**EXERCISE DETAILS:**
What is to be printed is the span of lines starting at the one containing "Clone this chart in Apache ECharts." and ending at the one containing "const categories = ['Agriculture', 'Lighting", reproduced exactly with pictures left out.

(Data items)
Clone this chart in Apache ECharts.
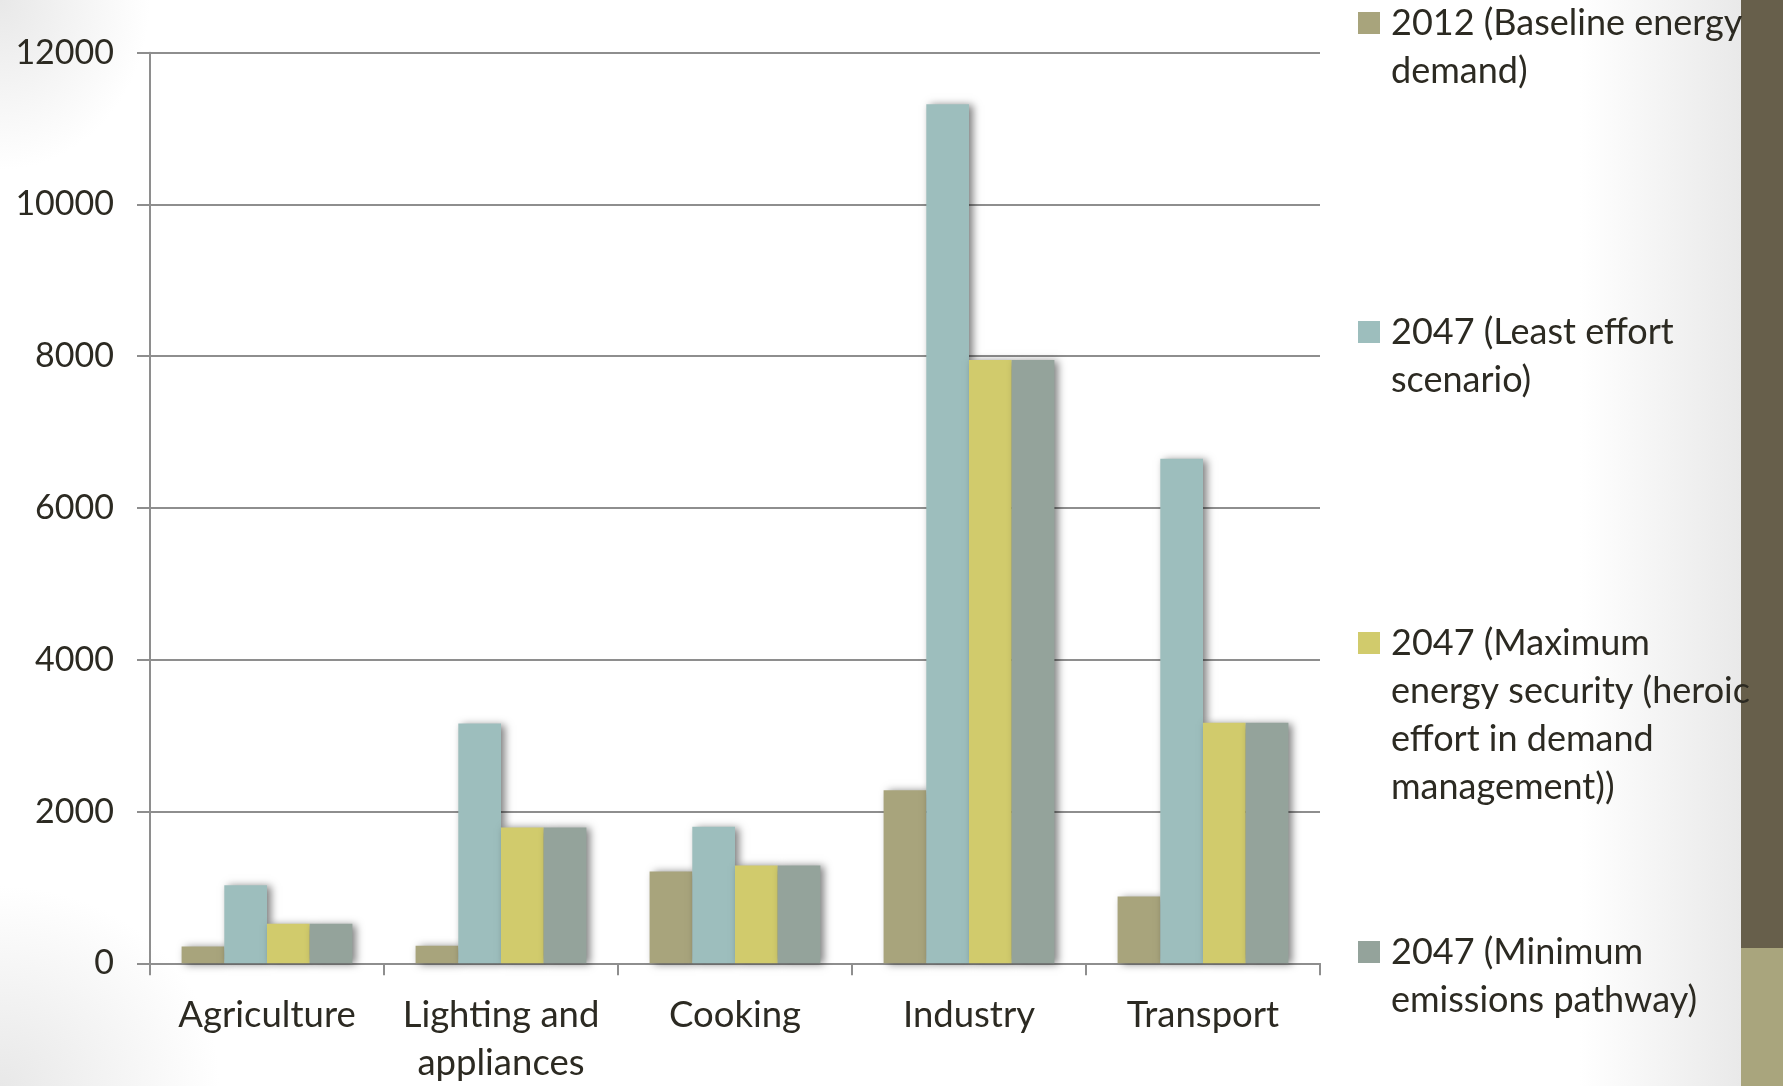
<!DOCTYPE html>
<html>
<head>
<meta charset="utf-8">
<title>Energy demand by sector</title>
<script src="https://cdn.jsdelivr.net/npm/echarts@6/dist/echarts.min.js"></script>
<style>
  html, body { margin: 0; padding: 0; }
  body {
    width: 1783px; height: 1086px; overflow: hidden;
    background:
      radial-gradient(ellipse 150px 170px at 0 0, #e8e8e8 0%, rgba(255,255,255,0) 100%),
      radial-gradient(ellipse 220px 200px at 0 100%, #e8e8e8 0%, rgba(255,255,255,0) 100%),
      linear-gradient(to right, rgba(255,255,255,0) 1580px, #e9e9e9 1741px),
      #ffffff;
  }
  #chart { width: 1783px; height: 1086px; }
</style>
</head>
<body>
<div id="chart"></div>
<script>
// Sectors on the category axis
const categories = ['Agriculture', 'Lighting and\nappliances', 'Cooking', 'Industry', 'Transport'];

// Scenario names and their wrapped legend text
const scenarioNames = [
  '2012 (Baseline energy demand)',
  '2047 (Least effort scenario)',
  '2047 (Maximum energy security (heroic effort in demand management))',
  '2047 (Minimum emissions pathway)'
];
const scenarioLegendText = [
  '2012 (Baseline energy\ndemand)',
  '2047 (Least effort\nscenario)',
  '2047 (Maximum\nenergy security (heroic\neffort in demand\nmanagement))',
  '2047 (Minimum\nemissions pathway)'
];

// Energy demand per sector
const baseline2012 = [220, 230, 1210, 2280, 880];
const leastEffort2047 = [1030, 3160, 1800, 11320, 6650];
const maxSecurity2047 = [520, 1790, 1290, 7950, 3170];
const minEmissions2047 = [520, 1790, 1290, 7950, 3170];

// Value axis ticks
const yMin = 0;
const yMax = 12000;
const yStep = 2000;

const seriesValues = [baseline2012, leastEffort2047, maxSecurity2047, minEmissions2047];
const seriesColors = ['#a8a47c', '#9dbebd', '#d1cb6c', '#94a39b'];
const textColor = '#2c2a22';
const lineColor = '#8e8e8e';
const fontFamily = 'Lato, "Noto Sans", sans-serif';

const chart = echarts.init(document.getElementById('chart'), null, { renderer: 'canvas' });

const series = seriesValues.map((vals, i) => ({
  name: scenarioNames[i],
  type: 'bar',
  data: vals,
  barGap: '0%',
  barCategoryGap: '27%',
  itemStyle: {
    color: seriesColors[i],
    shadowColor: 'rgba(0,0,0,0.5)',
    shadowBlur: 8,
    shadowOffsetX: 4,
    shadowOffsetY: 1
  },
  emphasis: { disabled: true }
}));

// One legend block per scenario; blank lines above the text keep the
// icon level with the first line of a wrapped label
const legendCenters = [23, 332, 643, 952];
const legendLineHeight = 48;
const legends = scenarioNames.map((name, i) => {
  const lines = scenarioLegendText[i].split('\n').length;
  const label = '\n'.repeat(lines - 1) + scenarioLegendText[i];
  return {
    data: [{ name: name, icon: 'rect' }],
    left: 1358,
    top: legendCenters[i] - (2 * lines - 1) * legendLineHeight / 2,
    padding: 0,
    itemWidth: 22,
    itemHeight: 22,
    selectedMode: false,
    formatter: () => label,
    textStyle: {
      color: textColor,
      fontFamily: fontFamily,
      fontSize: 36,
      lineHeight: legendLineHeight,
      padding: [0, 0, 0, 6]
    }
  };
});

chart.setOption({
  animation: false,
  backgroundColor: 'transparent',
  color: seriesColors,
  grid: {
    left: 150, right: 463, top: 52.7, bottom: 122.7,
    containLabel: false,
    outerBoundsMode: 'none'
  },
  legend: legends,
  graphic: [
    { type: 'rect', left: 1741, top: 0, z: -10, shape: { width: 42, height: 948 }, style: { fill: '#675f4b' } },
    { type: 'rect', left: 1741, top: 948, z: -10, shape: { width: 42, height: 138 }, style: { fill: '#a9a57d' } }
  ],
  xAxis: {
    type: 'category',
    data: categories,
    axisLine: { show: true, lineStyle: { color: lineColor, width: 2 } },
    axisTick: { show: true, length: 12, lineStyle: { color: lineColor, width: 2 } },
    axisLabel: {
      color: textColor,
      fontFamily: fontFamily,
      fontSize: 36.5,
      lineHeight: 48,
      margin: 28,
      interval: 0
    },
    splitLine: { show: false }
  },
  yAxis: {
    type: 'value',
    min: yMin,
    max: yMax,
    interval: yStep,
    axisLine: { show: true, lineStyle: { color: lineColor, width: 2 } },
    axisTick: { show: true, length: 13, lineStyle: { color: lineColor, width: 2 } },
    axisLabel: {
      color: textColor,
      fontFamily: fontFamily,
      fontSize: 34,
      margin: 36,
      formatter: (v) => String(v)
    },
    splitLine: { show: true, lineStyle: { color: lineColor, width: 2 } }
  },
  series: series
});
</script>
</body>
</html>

---

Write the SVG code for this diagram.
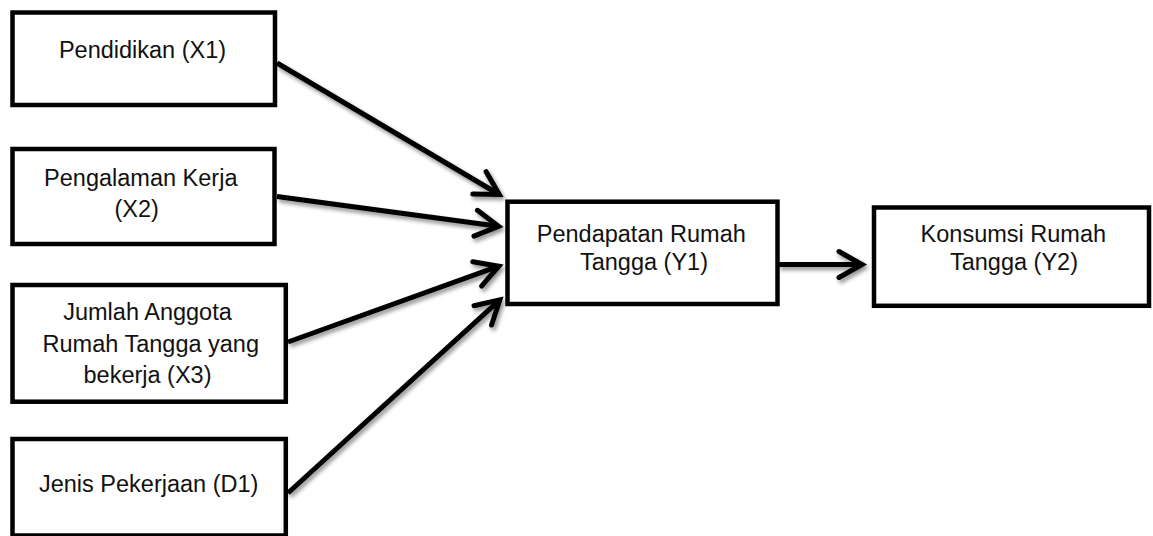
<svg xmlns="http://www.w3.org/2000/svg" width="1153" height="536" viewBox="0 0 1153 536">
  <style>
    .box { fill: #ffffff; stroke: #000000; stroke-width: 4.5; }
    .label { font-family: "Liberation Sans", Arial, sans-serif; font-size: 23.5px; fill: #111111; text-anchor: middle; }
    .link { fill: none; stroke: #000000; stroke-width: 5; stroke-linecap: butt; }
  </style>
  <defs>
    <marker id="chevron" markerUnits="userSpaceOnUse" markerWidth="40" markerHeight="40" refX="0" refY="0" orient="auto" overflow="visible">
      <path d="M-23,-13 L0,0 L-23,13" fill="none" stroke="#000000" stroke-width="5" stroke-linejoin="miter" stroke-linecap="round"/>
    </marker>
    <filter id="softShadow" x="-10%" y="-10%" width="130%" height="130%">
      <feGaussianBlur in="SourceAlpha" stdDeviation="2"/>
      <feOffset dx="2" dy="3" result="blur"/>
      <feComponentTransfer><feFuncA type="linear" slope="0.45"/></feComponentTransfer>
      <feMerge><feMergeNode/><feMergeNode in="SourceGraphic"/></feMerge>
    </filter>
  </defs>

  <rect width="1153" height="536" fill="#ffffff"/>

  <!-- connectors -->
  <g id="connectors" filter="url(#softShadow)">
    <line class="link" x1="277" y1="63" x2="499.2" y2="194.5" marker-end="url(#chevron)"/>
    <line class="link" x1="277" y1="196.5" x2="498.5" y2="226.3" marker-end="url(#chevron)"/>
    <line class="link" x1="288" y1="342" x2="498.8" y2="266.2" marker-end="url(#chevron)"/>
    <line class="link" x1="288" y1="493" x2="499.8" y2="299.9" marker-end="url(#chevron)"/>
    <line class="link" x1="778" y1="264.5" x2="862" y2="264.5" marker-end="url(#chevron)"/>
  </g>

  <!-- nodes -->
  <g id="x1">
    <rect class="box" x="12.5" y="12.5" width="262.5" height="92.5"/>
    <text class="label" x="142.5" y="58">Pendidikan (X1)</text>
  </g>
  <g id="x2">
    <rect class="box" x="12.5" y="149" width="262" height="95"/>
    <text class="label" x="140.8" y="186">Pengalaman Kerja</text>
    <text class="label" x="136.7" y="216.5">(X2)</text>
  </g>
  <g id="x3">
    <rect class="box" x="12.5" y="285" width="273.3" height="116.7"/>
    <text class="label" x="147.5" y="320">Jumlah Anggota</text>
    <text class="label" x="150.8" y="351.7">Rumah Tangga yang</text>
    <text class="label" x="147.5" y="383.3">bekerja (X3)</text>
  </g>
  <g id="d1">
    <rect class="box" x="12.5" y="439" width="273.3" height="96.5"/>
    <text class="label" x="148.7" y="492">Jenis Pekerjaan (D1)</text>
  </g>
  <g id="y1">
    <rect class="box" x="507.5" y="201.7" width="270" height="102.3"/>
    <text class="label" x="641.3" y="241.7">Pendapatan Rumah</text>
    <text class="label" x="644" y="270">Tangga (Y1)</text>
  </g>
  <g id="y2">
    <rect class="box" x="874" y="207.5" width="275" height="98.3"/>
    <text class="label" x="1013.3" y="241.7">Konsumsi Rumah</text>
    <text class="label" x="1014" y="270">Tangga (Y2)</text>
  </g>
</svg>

**TASK RESULT:**
Clone this chart in Apache ECharts.
<!DOCTYPE html>
<html>
<head>
<meta charset="utf-8">
<title>Energy demand by sector</title>
<script src="https://cdn.jsdelivr.net/npm/echarts@6/dist/echarts.min.js"></script>
<style>
  html, body { margin: 0; padding: 0; }
  body {
    width: 1783px; height: 1086px; overflow: hidden;
    background:
      radial-gradient(ellipse 150px 170px at 0 0, #e8e8e8 0%, rgba(255,255,255,0) 100%),
      radial-gradient(ellipse 220px 200px at 0 100%, #e8e8e8 0%, rgba(255,255,255,0) 100%),
      linear-gradient(to right, rgba(255,255,255,0) 1580px, #e9e9e9 1741px),
      #ffffff;
  }
  #chart { width: 1783px; height: 1086px; }
</style>
</head>
<body>
<div id="chart"></div>
<script>
// Sectors on the category axis
const categories = ['Agriculture', 'Lighting and\nappliances', 'Cooking', 'Industry', 'Transport'];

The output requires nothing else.